→ WHAT IS ASKED
Quote all lines below exactly. Images stay out.

→ DATA EXCERPT
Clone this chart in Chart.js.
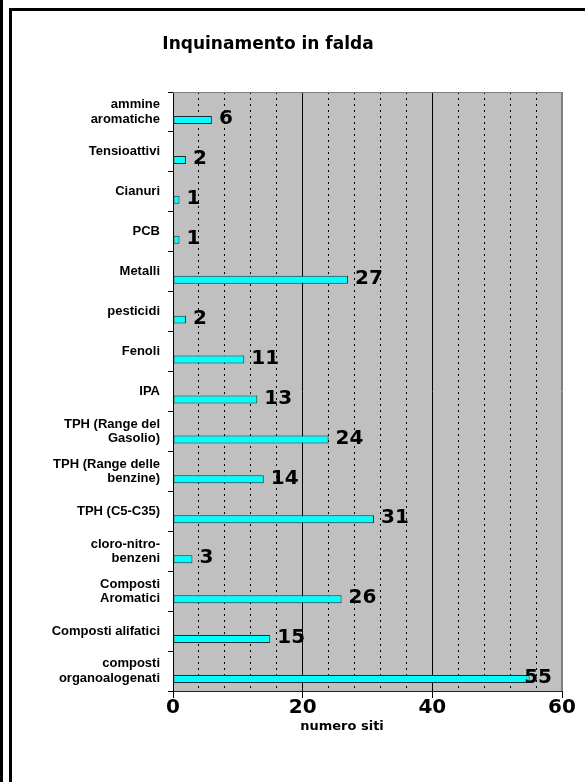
<!DOCTYPE html>
<html>
<head>
<meta charset="utf-8">
<script src="https://cdn.jsdelivr.net/npm/chart.js@4/dist/chart.umd.min.js"></script>
<style>
  html, body { margin: 0; padding: 0; background: #fff; }
  #wrap { position: relative; width: 585px; height: 782px; overflow: hidden; }
  #c { position: absolute; left: 0; top: 0; }
  .rule { position: absolute; background: #000; }
</style>
</head>
<body>
<div id="wrap">
  <canvas id="c" width="585" height="782"></canvas>
  <div class="rule" style="left:0;top:0;width:3px;height:782px"></div>
  <div class="rule" style="left:9px;top:8px;width:3px;height:774px"></div>
  <div class="rule" style="left:9px;top:8px;width:576px;height:3px"></div>
</div>
<script>
// Contaminanti rilevati in falda e numero di siti interessati
const categorie = [
  ['ammine', 'aromatiche'],
  'Tensioattivi',
  'Cianuri',
  'PCB',
  'Metalli',
  'pesticidi',
  'Fenoli',
  'IPA',
  ['TPH (Range del', 'Gasolio)'],
  ['TPH (Range delle', 'benzine)'],
  'TPH (C5-C35)',
  ['cloro-nitro-', 'benzeni'],
  ['Composti', 'Aromatici'],
  'Composti alifatici',
  ['composti', 'organoalogenati']
];
const numeroSiti = [6, 2, 1, 1, 27, 2, 11, 13, 24, 14, 31, 3, 26, 15, 55];
const tickPrincipali = [0, 20, 40, 60];
const titolo = 'Inquinamento in falda';
const titoloAsse = 'numero siti';

const FONT_NUM = '"DejaVu Sans", Verdana, sans-serif';
const FONT_CAT = '"Liberation Sans", Arial, sans-serif';

// gray plot background plus thin gray frame on top and right
const sfondoArea = {
  id: 'sfondoArea',
  beforeDraw(chart) {
    const { ctx, chartArea: a } = chart;
    ctx.save();
    ctx.fillStyle = '#C0C0C0';
    ctx.fillRect(a.left, a.top, a.right - a.left, a.bottom - a.top);
    ctx.restore();
  },
  beforeDatasetsDraw(chart) {
    const { ctx, chartArea: a } = chart;
    ctx.save();
    ctx.strokeStyle = '#808080';
    ctx.lineWidth = 1;
    ctx.beginPath();
    ctx.moveTo(a.left, a.top + 0.5);
    ctx.lineTo(a.right - 0.5, a.top + 0.5);
    ctx.lineTo(a.right - 0.5, a.bottom);
    ctx.stroke();
    ctx.restore();
  }
};

// chart title and value-axis caption
const testiGrafico = {
  id: 'testiGrafico',
  afterDraw(chart) {
    const { ctx } = chart;
    ctx.save();
    ctx.fillStyle = '#000';
    ctx.textAlign = 'center';
    ctx.textBaseline = 'middle';
    ctx.font = 'bold 17px ' + FONT_NUM;
    ctx.fillText(titolo, 268, 45);
    ctx.font = 'bold 13px ' + FONT_NUM;
    ctx.fillText(titoloAsse, 342, 727);
    ctx.restore();
  }
};

// value written to the right of each bar, kept inside the plot
const etichetteValori = {
  id: 'etichetteValori',
  afterDatasetsDraw(chart) {
    const { ctx, chartArea: a } = chart;
    const meta = chart.getDatasetMeta(1);
    ctx.save();
    ctx.font = 'bold 20px ' + FONT_NUM;
    ctx.fillStyle = '#000';
    ctx.textAlign = 'left';
    ctx.textBaseline = 'middle';
    meta.data.forEach((bar, i) => {
      const testo = String(numeroSiti[i]);
      const w = ctx.measureText(testo).width;
      let x = bar.x + 7;
      if (x + w > a.right - 10) x = a.right - 10 - w;
      ctx.fillText(testo, x, bar.y - 1);
    });
    ctx.restore();
  }
};

new Chart(document.getElementById('c'), {
  type: 'bar',
  data: {
    labels: categorie,
    datasets: [
      {
        // empty first slot keeps the real bar in the lower half of each row
        label: 'spazio',
        data: categorie.map(() => null),
        categoryPercentage: 0.8,
        barPercentage: 0.5
      },
      {
        label: titoloAsse,
        data: numeroSiti,
        backgroundColor: '#00FFFF',
        borderColor: '#1E2E2E',
        borderWidth: 1,
        borderSkipped: false,
        categoryPercentage: 0.8,
        barPercentage: 0.5
      }
    ]
  },
  options: {
    indexAxis: 'y',
    responsive: false,
    animation: false,
    layout: { padding: { left: 10, right: 23, top: 92, bottom: 0 } },
    plugins: {
      legend: { display: false },
      tooltip: { enabled: false },
      title: { display: false }
    },
    scales: {
      x: {
        type: 'linear',
        min: 0,
        max: 60,
        afterFit(scale) {
          scale.height = 91;
          scale.paddingLeft = 0;
          scale.paddingRight = 0;
        },
        ticks: {
          stepSize: 4,
          autoSkip: false,
          maxRotation: 0,
          padding: 0,
          color: '#000',
          font: { family: FONT_NUM, size: 20, weight: 'bold', lineHeight: 1 },
          callback: (v) => tickPrincipali.includes(v) ? String(v) : ''
        },
        grid: {
          color: (c) => (c.tick && c.tick.value === 60) ? '#808080' : '#000',
          lineWidth: 1,
          drawTicks: true,
          tickLength: 7,
          tickColor: (c) => (c.tick && tickPrincipali.includes(c.tick.value)) ? '#000' : 'rgba(0,0,0,0)'
        },
        border: {
          color: '#222',
          width: 1,
          dash: (c) => (c.tick && !tickPrincipali.includes(c.tick.value)) ? [2, 4] : []
        }
      },
      y: {
        type: 'category',
        offset: true,
        afterFit(scale) {
          scale.width = 163;
          scale.paddingTop = 0;
          scale.paddingBottom = 0;
        },
        ticks: {
          padding: 8,
          color: '#000',
          autoSkip: false,
          font: { family: FONT_CAT, size: 13, weight: 'bold', lineHeight: 1.1 }
        },
        grid: {
          offset: true,
          drawOnChartArea: false,
          drawTicks: true,
          tickLength: 5,
          tickColor: '#000'
        },
        border: { color: '#000', width: 1 }
      }
    }
  },
  plugins: [sfondoArea, testiGrafico, etichetteValori]
});
</script>
</body>
</html>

→ WORKED SOLUTION
Clone this chart in Chart.js.
<!DOCTYPE html>
<html>
<head>
<meta charset="utf-8">
<script src="https://cdn.jsdelivr.net/npm/chart.js@4/dist/chart.umd.min.js"></script>
<style>
  html, body { margin: 0; padding: 0; background: #fff; }
  #wrap { position: relative; width: 585px; height: 782px; overflow: hidden; }
  #c { position: absolute; left: 0; top: 0; }
  .rule { position: absolute; background: #000; }
</style>
</head>
<body>
<div id="wrap">
  <canvas id="c" width="585" height="782"></canvas>
  <div class="rule" style="left:0;top:0;width:3px;height:782px"></div>
  <div class="rule" style="left:9px;top:8px;width:3px;height:774px"></div>
  <div class="rule" style="left:9px;top:8px;width:576px;height:3px"></div>
</div>
<script>
// Contaminanti rilevati in falda e numero di siti interessati
const categorie = [
  ['ammine', 'aromatiche'],
  'Tensioattivi',
  'Cianuri',
  'PCB',
  'Metalli',
  'pesticidi',
  'Fenoli',
  'IPA',
  ['TPH (Range del', 'Gasolio)'],
  ['TPH (Range delle', 'benzine)'],
  'TPH (C5-C35)',
  ['cloro-nitro-', 'benzeni'],
  ['Composti', 'Aromatici'],
  'Composti alifatici',
  ['composti', 'organoalogenati']
];
const numeroSiti = [6, 2, 1, 1, 27, 2, 11, 13, 24, 14, 31, 3, 26, 15, 55];
const tickPrincipali = [0, 20, 40, 60];
const titolo = 'Inquinamento in falda';
const titoloAsse = 'numero siti';

const FONT_NUM = '"DejaVu Sans", Verdana, sans-serif';
const FONT_CAT = '"Liberation Sans", Arial, sans-serif';

// gray plot background plus thin gray frame on top and right
const sfondoArea = {
  id: 'sfondoArea',
  beforeDraw(chart) {
    const { ctx, chartArea: a } = chart;
    ctx.save();
    ctx.fillStyle = '#C0C0C0';
    ctx.fillRect(a.left, a.top, a.right - a.left, a.bottom - a.top);
    ctx.restore();
  },
  beforeDatasetsDraw(chart) {
    const { ctx, chartArea: a } = chart;
    ctx.save();
    ctx.strokeStyle = '#808080';
    ctx.lineWidth = 1;
    ctx.beginPath();
    ctx.moveTo(a.left, a.top + 0.5);
    ctx.lineTo(a.right - 0.5, a.top + 0.5);
    ctx.lineTo(a.right - 0.5, a.bottom);
    ctx.stroke();
    ctx.restore();
  }
};

// chart title and value-axis caption
const testiGrafico = {
  id: 'testiGrafico',
  afterDraw(chart) {
    const { ctx } = chart;
    ctx.save();
    ctx.fillStyle = '#000';
    ctx.textAlign = 'center';
    ctx.textBaseline = 'middle';
    ctx.font = 'bold 17px ' + FONT_NUM;
    ctx.fillText(titolo, 268, 45);
    ctx.font = 'bold 13px ' + FONT_NUM;
    ctx.fillText(titoloAsse, 342, 727);
    ctx.restore();
  }
};

// value written to the right of each bar, kept inside the plot
const etichetteValori = {
  id: 'etichetteValori',
  afterDatasetsDraw(chart) {
    const { ctx, chartArea: a } = chart;
    const meta = chart.getDatasetMeta(1);
    ctx.save();
    ctx.font = 'bold 20px ' + FONT_NUM;
    ctx.fillStyle = '#000';
    ctx.textAlign = 'left';
    ctx.textBaseline = 'middle';
    meta.data.forEach((bar, i) => {
      const testo = String(numeroSiti[i]);
      const w = ctx.measureText(testo).width;
      let x = bar.x + 7;
      if (x + w > a.right - 10) x = a.right - 10 - w;
      ctx.fillText(testo, x, bar.y - 1);
    });
    ctx.restore();
  }
};

new Chart(document.getElementById('c'), {
  type: 'bar',
  data: {
    labels: categorie,
    datasets: [
      {
        // empty first slot keeps the real bar in the lower half of each row
        label: 'spazio',
        data: categorie.map(() => null),
        categoryPercentage: 0.8,
        barPercentage: 0.5
      },
      {
        label: titoloAsse,
        data: numeroSiti,
        backgroundColor: '#00FFFF',
        borderColor: '#1E2E2E',
        borderWidth: 1,
        borderSkipped: false,
        categoryPercentage: 0.8,
        barPercentage: 0.5
      }
    ]
  },
  options: {
    indexAxis: 'y',
    responsive: false,
    animation: false,
    layout: { padding: { left: 10, right: 23, top: 92, bottom: 0 } },
    plugins: {
      legend: { display: false },
      tooltip: { enabled: false },
      title: { display: false }
    },
    scales: {
      x: {
        type: 'linear',
        min: 0,
        max: 60,
        afterFit(scale) {
          scale.height = 91;
          scale.paddingLeft = 0;
          scale.paddingRight = 0;
        },
        ticks: {
          stepSize: 4,
          autoSkip: false,
          maxRotation: 0,
          padding: 0,
          color: '#000',
          font: { family: FONT_NUM, size: 20, weight: 'bold', lineHeight: 1 },
          callback: (v) => tickPrincipali.includes(v) ? String(v) : ''
        },
        grid: {
          color: (c) => (c.tick && c.tick.value === 60) ? '#808080' : '#000',
          lineWidth: 1,
          drawTicks: true,
          tickLength: 7,
          tickColor: (c) => (c.tick && tickPrincipali.includes(c.tick.value)) ? '#000' : 'rgba(0,0,0,0)'
        },
        border: {
          color: '#222',
          width: 1,
          dash: (c) => (c.tick && !tickPrincipali.includes(c.tick.value)) ? [2, 4] : []
        }
      },
      y: {
        type: 'category',
        offset: true,
        afterFit(scale) {
          scale.width = 163;
          scale.paddingTop = 0;
          scale.paddingBottom = 0;
        },
        ticks: {
          padding: 8,
          color: '#000',
          autoSkip: false,
          font: { family: FONT_CAT, size: 13, weight: 'bold', lineHeight: 1.1 }
        },
        grid: {
          offset: true,
          drawOnChartArea: false,
          drawTicks: true,
          tickLength: 5,
          tickColor: '#000'
        },
        border: { color: '#000', width: 1 }
      }
    }
  },
  plugins: [sfondoArea, testiGrafico, etichetteValori]
});
</script>
</body>
</html>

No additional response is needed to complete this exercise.